▶ **Problem to solve**
Leave out the pictures and retype only the lines from the opening line to the line that holds "Chart.register(...registerables);", both ends included.

▶ **Collected data**
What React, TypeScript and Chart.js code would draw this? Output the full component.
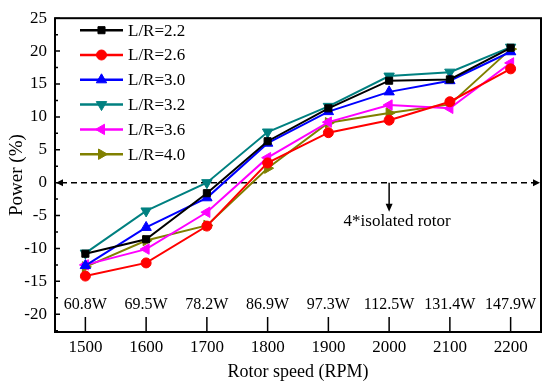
import React, { useEffect, useRef } from 'react';
import { Chart, registerables } from 'chart.js';
import { drawPoint } from 'chart.js/helpers';

Chart.register(...registerables);

const rpm = [1500, 1600, 1700, 1800, 1900, 2000, 2100, 2200];
const powerLabels = ['60.8W', '69.5W', '78.2W', '86.9W', '97.3W', '112.5W', '131.4W', '147.9W'];
const seriesNames = ['L/R=2.2', 'L/R=2.6', 'L/R=3.0', 'L/R=3.2', 'L/R=3.6', 'L/R=4.0'];
const lr22 = [-10.8, -8.6, -1.6, 6.3, 11.3, 15.5, 15.7, 20.5];
const lr26 = [-14.2, -12.2, -6.6, 3.0, 7.6, 9.5, 12.3, 17.3];
const lr30 = [-12.6, -6.8, -2.3, 6.0, 10.8, 13.8, 15.5, 19.9];
const lr32 = [-10.7, -4.3, 0.0, 7.7, 11.6, 16.2, 16.8, 20.6];
const lr36 = [-12.5, -10.1, -4.5, 3.8, 9.2, 11.8, 11.3, 18.2];
const lr40 = [-12.8, -8.8, -6.5, 2.2, 9.1, 10.6, 11.9, 20.3];
const yTicks = [-20, -15, -10, -5, 0, 5, 10, 15, 20, 25];
const yMinorTicks = [-22.5, -17.5, -12.5, -7.5, -2.5, 2.5, 7.5, 12.5, 17.5, 22.5];
const referenceLevel = 0;
const referenceX = 2000;
const annotationText = '4*isolated rotor';

const colors = ['#000000', '#ff0000', '#0000ff', '#008080', '#ff00ff', '#808000'];
const styles = ['rect', 'circle', 'triangle', 'triangle', 'triangle', 'triangle'];
const rotations = [0, 0, 0, 180, 270, 90];
const allSeries = [lr22, lr26, lr30, lr32, lr36, lr40];

const FONT = "'Liberation Serif', 'Times New Roman', serif";

const decorPlugin = {
  id: 'decor',
  beforeDatasetsDraw(chart: any) {
    const { ctx, chartArea, scales } = chart;
    const xS = scales.x;
    const yS = scales.y;
    ctx.save();
    const y0 = yS.getPixelForValue(referenceLevel);
    ctx.strokeStyle = '#000';
    ctx.lineWidth = 1.5;
    ctx.setLineDash([6, 4]);
    ctx.beginPath();
    ctx.moveTo(chartArea.left + 6, y0);
    ctx.lineTo(chartArea.right - 6, y0);
    ctx.stroke();
    ctx.setLineDash([]);
    ctx.fillStyle = '#000';
    ctx.beginPath();
    ctx.moveTo(chartArea.left + 1, y0);
    ctx.lineTo(chartArea.left + 8, y0 - 3.5);
    ctx.lineTo(chartArea.left + 8, y0 + 3.5);
    ctx.closePath();
    ctx.fill();
    ctx.beginPath();
    ctx.moveTo(chartArea.right - 1, y0);
    ctx.lineTo(chartArea.right - 8, y0 - 3.5);
    ctx.lineTo(chartArea.right - 8, y0 + 3.5);
    ctx.closePath();
    ctx.fill();
    const xa = xS.getPixelForValue(referenceX);
    ctx.lineWidth = 1.5;
    ctx.beginPath();
    ctx.moveTo(xa, y0);
    ctx.lineTo(xa, y0 + 22);
    ctx.stroke();
    ctx.beginPath();
    ctx.moveTo(xa, y0 + 29);
    ctx.lineTo(xa - 3.5, y0 + 21);
    ctx.lineTo(xa + 3.5, y0 + 21);
    ctx.closePath();
    ctx.fill();
    ctx.font = `17px ${FONT}`;
    ctx.textAlign = 'center';
    ctx.textBaseline = 'middle';
    ctx.fillText(annotationText, xa + 8, y0 + 39);
    ctx.font = `16px ${FONT}`;
    rpm.forEach((v, i) => {
      ctx.fillText(powerLabels[i], xS.getPixelForValue(v), chartArea.bottom - 27);
    });
    ctx.restore();
  },
  afterDraw(chart: any) {
    const { ctx, chartArea, scales } = chart;
    const xS = scales.x;
    const yS = scales.y;
    ctx.save();
    ctx.strokeStyle = '#000';
    ctx.lineWidth = 2;
    ctx.strokeRect(chartArea.left, chartArea.top, chartArea.right - chartArea.left, chartArea.bottom - chartArea.top);
    ctx.lineWidth = 1.5;
    ctx.beginPath();
    yTicks.forEach((v) => {
      const y = yS.getPixelForValue(v);
      ctx.moveTo(chartArea.left, y);
      ctx.lineTo(chartArea.left + 5, y);
    });
    yMinorTicks.forEach((v) => {
      const y = yS.getPixelForValue(v);
      ctx.moveTo(chartArea.left, y);
      ctx.lineTo(chartArea.left + 3, y);
    });
    rpm.forEach((v) => {
      const x = xS.getPixelForValue(v);
      ctx.moveTo(x, chartArea.bottom);
      ctx.lineTo(x, chartArea.bottom - 15);
    });
    ctx.stroke();
    const lx0 = chartArea.left + 25;
    const lx1 = chartArea.left + 68;
    chart.data.datasets.forEach((ds: any, i: number) => {
      const y = chartArea.top + 12 + i * 24.8;
      ctx.strokeStyle = ds.borderColor;
      ctx.fillStyle = ds.backgroundColor;
      ctx.lineWidth = 2.5;
      ctx.beginPath();
      ctx.moveTo(lx0, y);
      ctx.lineTo(lx1, y);
      ctx.stroke();
      ctx.lineWidth = 1;
      drawPoint(ctx, { pointStyle: ds.pointStyle, rotation: ds.pointRotation, radius: ds.pointRadius, borderWidth: 1 }, (lx0 + lx1) / 2, y);
      ctx.fillStyle = '#000';
      ctx.font = `17px ${FONT}`;
      ctx.textAlign = 'left';
      ctx.textBaseline = 'middle';
      ctx.fillText(ds.label, lx1 + 5, y + 1);
    });
    ctx.restore();
  },
};

export default function App() {
  const ref = useRef<HTMLCanvasElement>(null);
  useEffect(() => {
    if (!ref.current) return;
    Chart.defaults.color = '#000';
    const chart = new Chart(ref.current, {
      type: 'line',
      data: {
        datasets: allSeries.map((vals, i) => ({
          label: seriesNames[i],
          data: vals.map((v, j) => ({ x: rpm[j], y: v })),
          borderColor: colors[i],
          backgroundColor: colors[i],
          borderWidth: 2,
          pointStyle: styles[i] as any,
          pointRotation: rotations[i],
          pointRadius: styles[i] === 'triangle' ? 6 : 5,
          pointBorderWidth: 1,
          tension: 0,
        })),
      },
      options: {
        animation: false,
        responsive: false,
        layout: { padding: { top: 18, right: 9, left: 0, bottom: 0 } },
        plugins: { legend: { display: false }, tooltip: { enabled: false } },
        scales: {
          x: {
            type: 'linear',
            min: 1450,
            max: 2250,
            afterBuildTicks: (s: any) => {
              s.ticks = rpm.map((v) => ({ value: v }));
            },
            afterFit: (s: any) => {
              s.height = 55;
            },
            grid: { display: false, drawTicks: false },
            border: { display: false },
            ticks: {
              font: { family: FONT, size: 17 },
              color: '#000',
              padding: 5,
              maxRotation: 0,
              autoSkip: false,
              callback: (v: any) => String(v),
            },
            title: { display: true, text: 'Rotor speed (RPM)', font: { family: FONT, size: 18 }, color: '#000', padding: { top: 0, bottom: 4 } },
          },
          y: {
            type: 'linear',
            min: -22.7,
            max: 25,
            afterBuildTicks: (s: any) => {
              s.ticks = yTicks.map((v) => ({ value: v }));
            },
            afterFit: (s: any) => {
              s.width = 55;
            },
            grid: { display: false, drawTicks: false },
            border: { display: false },
            ticks: { font: { family: FONT, size: 17 }, color: '#000', padding: 8, callback: (v: any) => String(v) },
            title: { display: true, text: 'Power (%)', font: { family: FONT, size: 19 }, color: '#000', padding: { top: 6, bottom: 0 } },
          },
        },
      },
      plugins: [decorPlugin],
    });
    return () => chart.destroy();
  }, []);
  return (
    <div style={{ position: 'absolute', left: 0, top: 0, width: 550, height: 387, background: '#fff' }}>
      <canvas ref={ref} width={550} height={387} />
    </div>
  );
}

▶ **Answer to the problem**
What React, TypeScript and Chart.js code would draw this? Output the full component.
import React, { useEffect, useRef } from 'react';
import { Chart, registerables } from 'chart.js';
import { drawPoint } from 'chart.js/helpers';

Chart.register(...registerables);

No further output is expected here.